Via Berkeley Mews
Both Democrats and Republicans have a vested interest in keeping the system as it is. They won’t change it unless citizens make them change it.
Honestly I’m kind of losing hope that it’s even possible at this point.
Positive change in the American system usually comes from the bottom up. If you’re interested in fixing the system, the first step is to switch your local elections to Approval Voting, probably through a referendum. There’s a whole bunch of reasons, and lots of second and third steps, but that’s the first one.
Whenever people come up with these solutions I’m reminded that it took Jon Stewart over a decade to get money for 9/11 first responders.
If it takes that long to do something so universally desired, it’s going to take a thousand years to change our voting system.
But it’s nice to dream.
If it takes that long to do something so universally desired, it’s going to take a thousand years to change our voting system.

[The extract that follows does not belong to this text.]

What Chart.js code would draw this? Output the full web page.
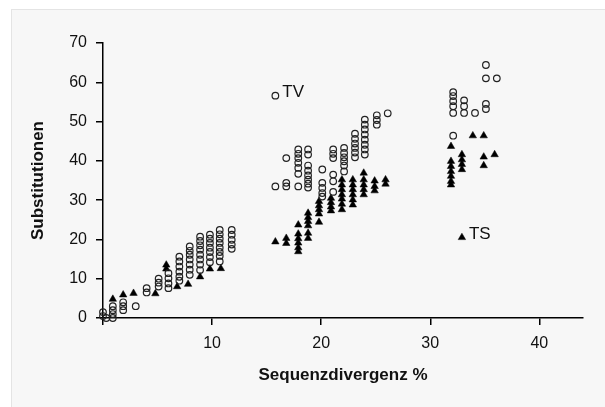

Things never seem to change, until they do. And then you’re amazed they were ever the old way at all. As someone who remembers walking through an airport pre-9/11, in a state that put Ann Richards in the governor’s office, its funny to think about what was “normal” 30 years ago. Hell, its funny to think about what was normal 20 years ago, under Bush. Or 10 years ago, under Obama.
I’m old enough to remember when a black President was telling the country he could settle race tensions between a Harvard Professor and a city cop by having a beer with them.
They won’t change it unless citizens make them change it.
They’ll send a fucking SWAT team to the house of any citizen tries to change it.
Honestly I’m kind of losing hope that it’s even possible at this point.
At some point, “we just need to vote for the most right-wing Democrat and then blame the leftists any time we lose” is not a productive long term strategy.